**RECORD LIST:**
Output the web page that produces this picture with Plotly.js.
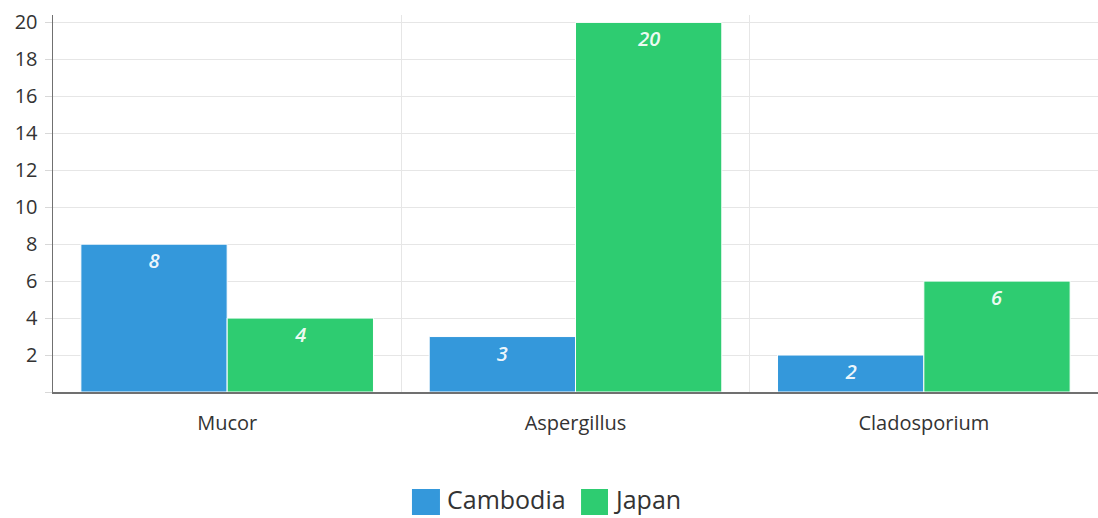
<!DOCTYPE html>
<html>
<head>
<meta charset="utf-8">
<script src="https://cdn.plot.ly/plotly-3.0.1.min.js"></script>
<style>
  html, body { margin: 0; padding: 0; background: #fff; }
  #chart { width: 1098px; height: 518px; }
</style>
</head>
<body>
<div id="chart"></div>
<script>
// Fungal genera counted per country
const genera = ['Mucor', 'Aspergillus', 'Cladosporium'];
const seriesNames = ['Cambodia', 'Japan'];
const cambodia = [8, 3, 2];
const japan = [4, 20, 6];
const yTicks = [0, 2, 4, 6, 8, 10, 12, 14, 16, 18, 20];
const yTickText = ['', '2', '4', '6', '8', '10', '12', '14', '16', '18', '20'];

const font = 'Open Sans, sans-serif';
const colors = ['#3498db', '#2ecc71'];

function series(name, values, color) {
  return {
    type: 'bar',
    name: name,
    x: genera,
    y: values,
    text: values.map(String),
    textposition: 'inside',
    insidetextanchor: 'end',
    textangle: 0,
    textfont: { family: font, size: 20, color: 'rgba(255,255,255,0.93)', style: 'italic', weight: 600 },
    marker: { color: color, line: { color: '#ffffff', width: 1 } },
    showlegend: false,
    hoverinfo: 'x+y+name'
  };
}

const data = [
  series(seriesNames[0], cambodia, colors[0]),
  series(seriesNames[1], japan, colors[1])
];

// Legend row under the plot: a square swatch followed by the series name
const legendSwatches = [[0.3435, 0.3703], [0.5053, 0.5311]];
const legendTextX = [0.3761, 0.5359];
const shapes = seriesNames.map((n, i) => ({
  type: 'rect', xref: 'paper', yref: 'paper',
  x0: legendSwatches[i][0], x1: legendSwatches[i][1],
  y0: -0.2573, y1: -0.3263,
  fillcolor: colors[i], line: { width: 0 }
}));
const annotations = seriesNames.map((n, i) => ({
  xref: 'paper', yref: 'paper',
  x: legendTextX[i], y: -0.284,
  xanchor: 'left', yanchor: 'middle',
  borderpad: 0,
  text: n, showarrow: false,
  font: { family: font, size: 25, color: '#333333' }
}));

const layout = {
  width: 1098,
  height: 518,
  margin: { l: 53, r: 0, t: 15, b: 126 },
  paper_bgcolor: '#ffffff',
  plot_bgcolor: '#ffffff',
  font: { family: font, color: '#333333' },
  barmode: 'group',
  bargap: 0.16,
  bargroupgap: 0,
  showlegend: false,
  shapes: shapes,
  annotations: annotations,
  xaxis: {
    type: 'category',
    tickson: 'boundaries',
    ticks: '',
    showgrid: true,
    gridcolor: '#e6e6e6',
    showline: true,
    linecolor: '#707070',
    linewidth: 1.5,
    ticklabelstandoff: 12,
    tickfont: { family: font, size: 20, color: '#333333' },
    fixedrange: true
  },
  yaxis: {
    range: [0, 20.4],
    tickmode: 'array',
    tickvals: yTicks,
    ticktext: yTickText,
    ticks: 'outside',
    ticklen: 7,
    tickcolor: '#d8d8d8',
    ticklabelstandoff: 3,
    showgrid: true,
    gridcolor: '#e6e6e6',
    showline: true,
    linecolor: '#707070',
    linewidth: 1.5,
    zeroline: false,
    tickfont: { family: font, size: 20, color: '#333333' },
    fixedrange: true
  }
};

Plotly.newPlot('chart', data, layout, { displayModeBar: false, staticPlot: true });
</script>
</body>
</html>
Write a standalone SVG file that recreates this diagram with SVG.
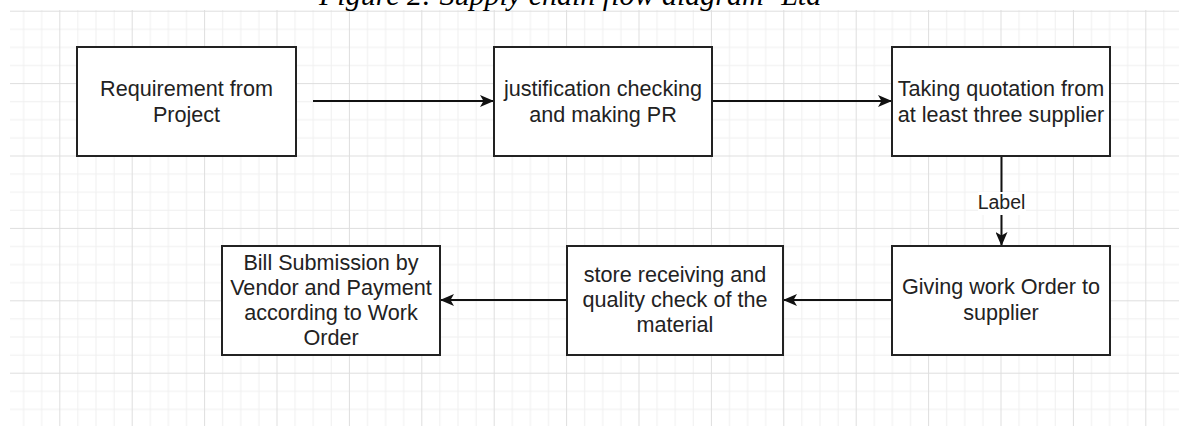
<svg xmlns="http://www.w3.org/2000/svg" width="1179" height="426" viewBox="0 0 1179 426">
<defs>
<pattern id="grid" patternUnits="userSpaceOnUse" x="-13.1" y="10.7" width="72.4" height="72.4">
<rect x="18.1" y="0" width="1" height="72.4" fill="#efefef"/>
<rect x="36.2" y="0" width="1" height="72.4" fill="#efefef"/>
<rect x="54.3" y="0" width="1" height="72.4" fill="#efefef"/>
<rect x="0" y="18.1" width="72.4" height="1" fill="#efefef"/>
<rect x="0" y="36.2" width="72.4" height="1" fill="#efefef"/>
<rect x="0" y="54.3" width="72.4" height="1" fill="#efefef"/>
<rect x="0" y="0" width="1" height="72.4" fill="#dedede"/>
<rect x="0" y="0" width="72.4" height="1" fill="#dedede"/>
</pattern>
<marker id="arrow" markerUnits="userSpaceOnUse" markerWidth="14" markerHeight="12" refX="14" refY="6" orient="auto">
<path d="M0,0 L14,6 L0,12 L3.5,6 Z" fill="#111"/>
</marker>
<style>
.box{fill:#fff;stroke:#222;stroke-width:2}
.t{font-family:"Liberation Sans",Arial,sans-serif;font-size:21.6px;fill:#222;text-anchor:middle}
.lbl{font-family:"Liberation Sans",Arial,sans-serif;font-size:19.5px;fill:#222;text-anchor:middle}
.edge{stroke:#111;stroke-width:2;fill:none;marker-end:url(#arrow)}
.title{font-family:"Liberation Serif","Times New Roman",serif;font-style:italic;font-size:30px;fill:#000}
</style>
</defs>
<rect width="1179" height="426" fill="#fff"/>
<rect x="10" y="10" width="1169" height="416" fill="url(#grid)"/>
<text class="title" x="319" y="5">Figure 2: Supply chain flow diagram- Ltd</text>
<g id="connectors">
<line class="edge" x1="313" y1="101" x2="494" y2="101"/>
<line class="edge" x1="712" y1="101" x2="892" y2="101"/>
<line class="edge" x1="1001.5" y1="156" x2="1001.5" y2="246"/>
<rect x="978" y="192" width="48" height="23" fill="#fff"/>
<text class="lbl" x="1001.5" y="209">Label</text>
<line class="edge" x1="892" y1="300" x2="783" y2="300"/>
<line class="edge" x1="567" y1="300" x2="440" y2="300"/>
</g>
<g id="node1">
<rect class="box" x="77" y="47" width="219" height="109"/>
<text class="t" x="186.5" y="96">Requirement from</text>
<text class="t" x="186.5" y="122">Project</text>
</g>
<g id="node2">
<rect class="box" x="494" y="47" width="218" height="109"/>
<text class="t" x="603" y="96">justification checking</text>
<text class="t" x="603" y="122">and making PR</text>
</g>
<g id="node3">
<rect class="box" x="892" y="47" width="218" height="109"/>
<text class="t" x="1001" y="96">Taking quotation from</text>
<text class="t" x="1001" y="122">at least three supplier</text>
</g>
<g id="node4">
<rect class="box" x="892" y="246" width="218" height="109"/>
<text class="t" x="1001" y="294">Giving work Order to</text>
<text class="t" x="1001" y="320">supplier</text>
</g>
<g id="node5">
<rect class="box" x="567" y="246" width="216" height="109"/>
<text class="t" x="675" y="282">store receiving and</text>
<text class="t" x="675" y="307">quality check of the</text>
<text class="t" x="675" y="332">material</text>
</g>
<g id="node6">
<rect class="box" x="222" y="246" width="218" height="109"/>
<text class="t" x="331" y="270">Bill Submission by</text>
<text class="t" x="331" y="295">Vendor and Payment</text>
<text class="t" x="331" y="320">according to Work</text>
<text class="t" x="331" y="345">Order</text>
</g>
</svg>
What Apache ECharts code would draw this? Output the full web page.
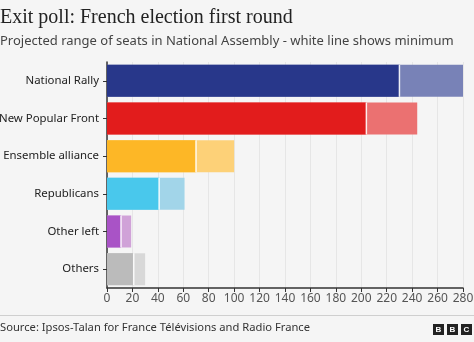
<!DOCTYPE html>
<html><head><meta charset="utf-8">
<script src="https://cdn.jsdelivr.net/npm/echarts@6/dist/echarts.min.js"></script>
<style>html,body{margin:0;padding:0;background:#f5f5f5;}#c{width:474px;height:342px;}</style>
</head><body><div id="c"></div>
<script>
const categories = ["National Rally","New Popular Front","Ensemble alliance","Republicans","Other left","Others"];
const minSeats = [230, 204, 70, 41, 11, 21];
const maxSeats = [280, 244, 100, 61, 19, 30];
const darkColors = ["#28378a","#e21c1c","#fdb726","#49c8ec","#a953c6","#bbbbbb"];
const lightColors = ["#7882b7","#eb7171","#fdd178","#a2d5e9","#d0a2d8","#d8d8d8"];
const xTicks = {min:0, max:280, interval:20};

const chart = echarts.init(document.getElementById('c'), null, {renderer:'canvas'});
const font = "'Noto Sans', sans-serif";
chart.setOption({
  backgroundColor:'#f5f5f5',
  animation:false,
  title:[
    {text:'Exit poll: French election first round', left:0, top:8, padding:0,
     textStyle:{fontFamily:"'Liberation Serif', serif", fontSize:20, fontWeight:'normal', color:'#222'}},
    {text:'Projected range of seats in National Assembly - white line shows minimum', left:0, top:35, padding:0,
     textStyle:{fontFamily:font, fontSize:13, fontWeight:'normal', color:'#444'}},
    {text:'Source: Ipsos-Talan for France Télévisions and Radio France', left:0, top:322, padding:0,
     textStyle:{fontFamily:font, fontSize:11.2, fontWeight:'normal', color:'#333'}}
  ],
  graphic:[
    {type:'line', shape:{x1:0,y1:315.5,x2:474,y2:315.5}, style:{stroke:'#cfcfcf', lineWidth:1}},
    {type:'rect', shape:{x:433,y:324,width:11,height:11}, style:{fill:'#222'}},
    {type:'rect', shape:{x:447,y:324,width:11,height:11}, style:{fill:'#222'}},
    {type:'rect', shape:{x:461,y:324,width:11,height:11}, style:{fill:'#222'}},
    {type:'text', x:438.5, y:329.5, style:{text:'B', fill:'#fff', font:"bold 8px 'Liberation Sans'", textAlign:'center', textVerticalAlign:'middle'}},
    {type:'text', x:452.5, y:329.5, style:{text:'B', fill:'#fff', font:"bold 8px 'Liberation Sans'", textAlign:'center', textVerticalAlign:'middle'}},
    {type:'text', x:466.5, y:329.5, style:{text:'C', fill:'#fff', font:"bold 8px 'Liberation Sans'", textAlign:'center', textVerticalAlign:'middle'}}
  ],
  grid:{left:107, right:11, top:62, bottom:54, containLabel:false, outerBoundsMode:'none'},
  xAxis:{type:'value', min:xTicks.min, max:xTicks.max, interval:xTicks.interval,
    axisLine:{show:true, lineStyle:{color:'#333', width:1.5}},
    axisTick:{show:true, length:4, lineStyle:{color:'#333'}},
    axisLabel:{fontFamily:font, fontSize:12, color:'#555', margin:5},
    splitLine:{show:true, lineStyle:{color:'#e6e6e6', width:1}}},
  yAxis:{type:'category', data:categories, inverse:true,
    axisLine:{show:true, lineStyle:{color:'#333', width:1.5}},
    axisTick:{show:true, length:4, alignWithLabel:true, lineStyle:{color:'#333'}},
    axisLabel:{fontFamily:font, fontSize:11.4, color:'#222', margin:8}},
  series:[
    {type:'bar', data:maxSeats.map((v,i)=>({value:v, itemStyle:{color:lightColors[i]}})),
     barWidth:32, barGap:'-100%', z:2},
    {type:'bar', data:minSeats.map((v,i)=>({value:v, itemStyle:{color:darkColors[i]}})),
     barWidth:32, barGap:'-100%', z:3},
    {type:'scatter', data:minSeats.map((v,i)=>[v, categories[i]]), symbol:'rect',
     symbolSize:[1.5,32], itemStyle:{color:'#ffffff', opacity:0.9}, z:4, silent:true}
  ]
});
</script></body></html>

**OBJECTIVE:** Everything from the top line of the data down to and including the line with "const colors = ['#3498db', '#2ecc71'];" is to be copied, except the pictures.

**EXPECTED ANSWER:**
Output the web page that produces this picture with Plotly.js.
<!DOCTYPE html>
<html>
<head>
<meta charset="utf-8">
<script src="https://cdn.plot.ly/plotly-3.0.1.min.js"></script>
<style>
  html, body { margin: 0; padding: 0; background: #fff; }
  #chart { width: 1098px; height: 518px; }
</style>
</head>
<body>
<div id="chart"></div>
<script>
// Fungal genera counted per country
const genera = ['Mucor', 'Aspergillus', 'Cladosporium'];
const seriesNames = ['Cambodia', 'Japan'];
const cambodia = [8, 3, 2];
const japan = [4, 20, 6];
const yTicks = [0, 2, 4, 6, 8, 10, 12, 14, 16, 18, 20];
const yTickText = ['', '2', '4', '6', '8', '10', '12', '14', '16', '18', '20'];

const font = 'Open Sans, sans-serif';
const colors = ['#3498db', '#2ecc71'];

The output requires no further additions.